Would you copy the records below, exactly and only from their first line through the line containing "plt.rcParams['font.family'] = ['Liberation", without any pictures?

* _SUPPLIED DATA_:
• • • •

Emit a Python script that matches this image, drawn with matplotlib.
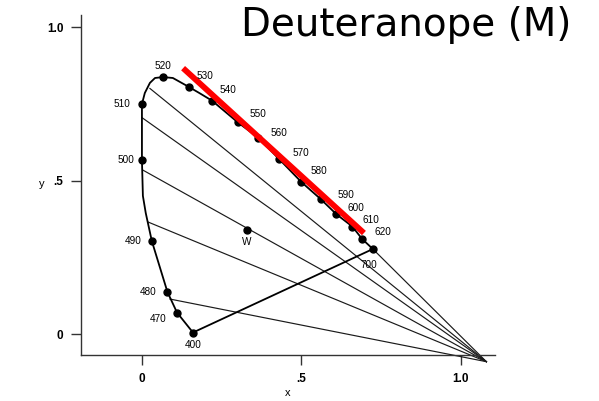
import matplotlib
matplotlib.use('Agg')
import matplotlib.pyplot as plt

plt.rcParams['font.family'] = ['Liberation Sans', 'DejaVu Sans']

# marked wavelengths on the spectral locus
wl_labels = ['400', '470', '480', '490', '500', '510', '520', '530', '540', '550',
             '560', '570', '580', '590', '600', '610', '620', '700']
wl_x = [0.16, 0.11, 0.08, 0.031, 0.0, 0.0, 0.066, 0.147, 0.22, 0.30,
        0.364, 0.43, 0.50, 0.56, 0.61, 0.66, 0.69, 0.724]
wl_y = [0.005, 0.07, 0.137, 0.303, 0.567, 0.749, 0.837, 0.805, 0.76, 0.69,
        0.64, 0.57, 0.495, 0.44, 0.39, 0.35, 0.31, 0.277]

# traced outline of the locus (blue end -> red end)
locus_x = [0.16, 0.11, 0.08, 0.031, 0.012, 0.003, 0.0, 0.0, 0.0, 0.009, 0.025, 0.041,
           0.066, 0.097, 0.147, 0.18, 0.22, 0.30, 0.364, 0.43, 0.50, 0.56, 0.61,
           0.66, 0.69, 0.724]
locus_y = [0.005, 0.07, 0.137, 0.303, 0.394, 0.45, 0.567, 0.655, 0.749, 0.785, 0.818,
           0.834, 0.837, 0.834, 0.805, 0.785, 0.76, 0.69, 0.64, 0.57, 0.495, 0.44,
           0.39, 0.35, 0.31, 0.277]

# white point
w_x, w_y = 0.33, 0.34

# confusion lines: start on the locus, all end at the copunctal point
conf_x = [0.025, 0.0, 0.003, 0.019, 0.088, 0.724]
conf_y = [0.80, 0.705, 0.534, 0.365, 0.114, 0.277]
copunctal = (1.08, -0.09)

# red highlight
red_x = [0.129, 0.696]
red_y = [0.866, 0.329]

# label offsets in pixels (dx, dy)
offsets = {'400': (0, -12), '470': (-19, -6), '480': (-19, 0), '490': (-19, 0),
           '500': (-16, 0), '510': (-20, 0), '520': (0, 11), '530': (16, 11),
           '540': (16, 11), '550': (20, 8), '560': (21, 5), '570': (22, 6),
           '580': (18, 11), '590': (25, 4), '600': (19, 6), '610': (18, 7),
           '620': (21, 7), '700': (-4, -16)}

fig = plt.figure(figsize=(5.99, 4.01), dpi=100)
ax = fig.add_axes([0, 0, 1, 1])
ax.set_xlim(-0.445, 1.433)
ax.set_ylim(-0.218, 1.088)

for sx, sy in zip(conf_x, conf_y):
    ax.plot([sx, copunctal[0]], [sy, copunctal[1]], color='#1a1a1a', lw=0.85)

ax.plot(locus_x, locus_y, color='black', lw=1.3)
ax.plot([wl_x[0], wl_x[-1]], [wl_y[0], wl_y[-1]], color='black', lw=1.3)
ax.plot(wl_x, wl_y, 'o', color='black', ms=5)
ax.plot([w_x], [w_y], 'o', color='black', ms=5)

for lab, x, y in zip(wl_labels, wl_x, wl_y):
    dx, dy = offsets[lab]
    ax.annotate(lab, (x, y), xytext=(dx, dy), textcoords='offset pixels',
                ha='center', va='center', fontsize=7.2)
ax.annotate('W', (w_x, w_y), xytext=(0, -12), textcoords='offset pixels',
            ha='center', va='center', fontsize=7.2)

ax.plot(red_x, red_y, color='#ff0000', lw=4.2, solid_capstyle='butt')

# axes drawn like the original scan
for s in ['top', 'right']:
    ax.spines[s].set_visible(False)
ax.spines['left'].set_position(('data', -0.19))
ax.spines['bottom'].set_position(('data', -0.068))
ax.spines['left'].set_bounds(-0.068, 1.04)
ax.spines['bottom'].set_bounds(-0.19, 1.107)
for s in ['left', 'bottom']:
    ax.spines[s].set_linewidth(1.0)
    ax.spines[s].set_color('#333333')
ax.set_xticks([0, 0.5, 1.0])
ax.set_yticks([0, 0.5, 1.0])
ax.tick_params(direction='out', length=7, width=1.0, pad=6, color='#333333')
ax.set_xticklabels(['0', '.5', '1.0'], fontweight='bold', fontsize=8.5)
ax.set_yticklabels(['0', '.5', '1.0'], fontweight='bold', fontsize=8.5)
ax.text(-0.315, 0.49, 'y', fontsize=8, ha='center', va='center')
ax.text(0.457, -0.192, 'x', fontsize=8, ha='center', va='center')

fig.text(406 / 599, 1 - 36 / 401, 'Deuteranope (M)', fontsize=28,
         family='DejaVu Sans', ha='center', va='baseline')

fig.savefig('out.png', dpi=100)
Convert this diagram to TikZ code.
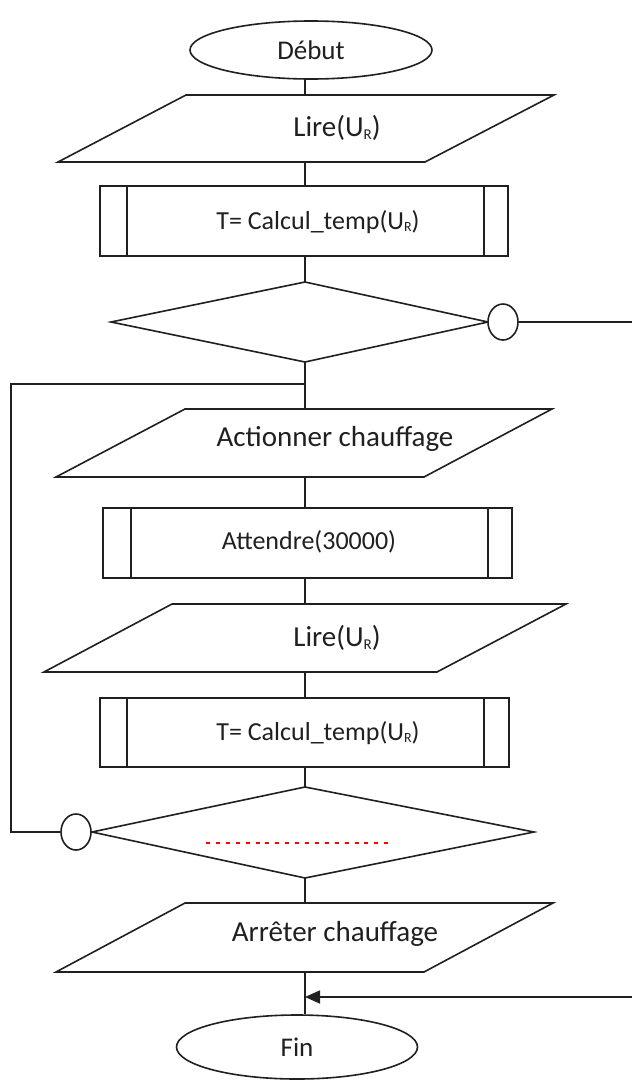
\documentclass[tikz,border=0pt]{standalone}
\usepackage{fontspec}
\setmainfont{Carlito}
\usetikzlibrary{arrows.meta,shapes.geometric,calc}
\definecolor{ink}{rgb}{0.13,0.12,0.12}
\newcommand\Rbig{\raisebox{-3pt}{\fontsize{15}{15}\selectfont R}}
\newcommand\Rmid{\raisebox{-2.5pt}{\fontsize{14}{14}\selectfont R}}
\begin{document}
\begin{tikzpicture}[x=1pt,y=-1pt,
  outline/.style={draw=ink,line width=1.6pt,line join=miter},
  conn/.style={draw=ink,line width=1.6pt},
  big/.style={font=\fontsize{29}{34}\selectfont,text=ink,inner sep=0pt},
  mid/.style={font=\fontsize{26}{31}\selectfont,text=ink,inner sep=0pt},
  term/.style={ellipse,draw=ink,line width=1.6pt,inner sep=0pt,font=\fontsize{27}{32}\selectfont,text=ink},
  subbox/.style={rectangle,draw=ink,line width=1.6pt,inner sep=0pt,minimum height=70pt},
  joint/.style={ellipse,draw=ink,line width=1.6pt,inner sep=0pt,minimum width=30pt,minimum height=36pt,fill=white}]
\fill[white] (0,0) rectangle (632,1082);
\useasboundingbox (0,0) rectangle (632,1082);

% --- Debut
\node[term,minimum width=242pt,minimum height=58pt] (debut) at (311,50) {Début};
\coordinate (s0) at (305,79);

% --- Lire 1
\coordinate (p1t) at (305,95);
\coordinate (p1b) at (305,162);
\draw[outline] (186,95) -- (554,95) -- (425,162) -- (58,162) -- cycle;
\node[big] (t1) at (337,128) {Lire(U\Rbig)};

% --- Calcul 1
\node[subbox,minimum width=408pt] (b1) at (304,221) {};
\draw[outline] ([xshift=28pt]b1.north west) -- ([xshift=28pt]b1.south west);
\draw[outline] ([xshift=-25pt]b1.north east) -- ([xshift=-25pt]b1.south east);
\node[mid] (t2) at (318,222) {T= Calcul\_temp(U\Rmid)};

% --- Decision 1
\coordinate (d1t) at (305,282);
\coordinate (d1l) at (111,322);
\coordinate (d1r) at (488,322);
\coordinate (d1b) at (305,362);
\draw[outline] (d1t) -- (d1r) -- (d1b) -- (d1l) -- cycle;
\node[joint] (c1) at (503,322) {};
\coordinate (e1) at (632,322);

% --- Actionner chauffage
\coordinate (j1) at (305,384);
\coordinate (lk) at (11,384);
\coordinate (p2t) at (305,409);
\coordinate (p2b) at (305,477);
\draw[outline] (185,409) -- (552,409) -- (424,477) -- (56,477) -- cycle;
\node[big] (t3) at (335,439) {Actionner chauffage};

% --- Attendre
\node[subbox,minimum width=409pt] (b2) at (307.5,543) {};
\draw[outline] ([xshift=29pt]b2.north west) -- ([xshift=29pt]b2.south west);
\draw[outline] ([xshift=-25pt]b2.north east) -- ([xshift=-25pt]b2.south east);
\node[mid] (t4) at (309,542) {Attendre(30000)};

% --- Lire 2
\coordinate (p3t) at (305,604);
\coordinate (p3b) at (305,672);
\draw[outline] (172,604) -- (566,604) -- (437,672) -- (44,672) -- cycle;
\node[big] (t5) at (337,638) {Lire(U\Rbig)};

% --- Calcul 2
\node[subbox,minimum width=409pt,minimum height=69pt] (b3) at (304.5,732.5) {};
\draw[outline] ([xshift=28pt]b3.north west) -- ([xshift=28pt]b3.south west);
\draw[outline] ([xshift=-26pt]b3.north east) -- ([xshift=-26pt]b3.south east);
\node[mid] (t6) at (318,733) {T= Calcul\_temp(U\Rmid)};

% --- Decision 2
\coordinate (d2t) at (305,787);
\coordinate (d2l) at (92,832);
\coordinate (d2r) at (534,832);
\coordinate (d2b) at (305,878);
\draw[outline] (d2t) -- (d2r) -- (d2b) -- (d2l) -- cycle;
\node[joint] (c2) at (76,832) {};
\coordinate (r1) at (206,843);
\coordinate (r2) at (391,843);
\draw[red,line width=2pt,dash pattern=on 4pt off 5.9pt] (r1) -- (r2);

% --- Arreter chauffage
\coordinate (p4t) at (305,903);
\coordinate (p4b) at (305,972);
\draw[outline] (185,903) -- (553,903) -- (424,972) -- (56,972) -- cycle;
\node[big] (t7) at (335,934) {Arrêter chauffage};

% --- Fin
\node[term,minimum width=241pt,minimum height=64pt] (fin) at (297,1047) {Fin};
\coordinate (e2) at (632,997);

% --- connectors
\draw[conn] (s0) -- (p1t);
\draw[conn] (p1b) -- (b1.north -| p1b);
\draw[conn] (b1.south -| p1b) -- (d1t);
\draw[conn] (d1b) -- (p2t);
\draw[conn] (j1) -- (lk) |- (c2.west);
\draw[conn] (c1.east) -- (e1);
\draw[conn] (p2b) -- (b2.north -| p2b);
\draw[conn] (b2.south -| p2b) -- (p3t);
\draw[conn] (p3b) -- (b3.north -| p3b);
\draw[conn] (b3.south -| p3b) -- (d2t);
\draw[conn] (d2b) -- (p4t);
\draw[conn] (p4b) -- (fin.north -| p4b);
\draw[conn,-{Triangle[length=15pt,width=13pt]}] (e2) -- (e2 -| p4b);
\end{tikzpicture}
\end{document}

• • • •

* _ANSWER FOR THE TASK_:
Emit a Python script that matches this image, drawn with matplotlib.
import matplotlib
matplotlib.use('Agg')
import matplotlib.pyplot as plt

plt.rcParams['font.family'] = ['Liberation Sans', 'DejaVu Sans']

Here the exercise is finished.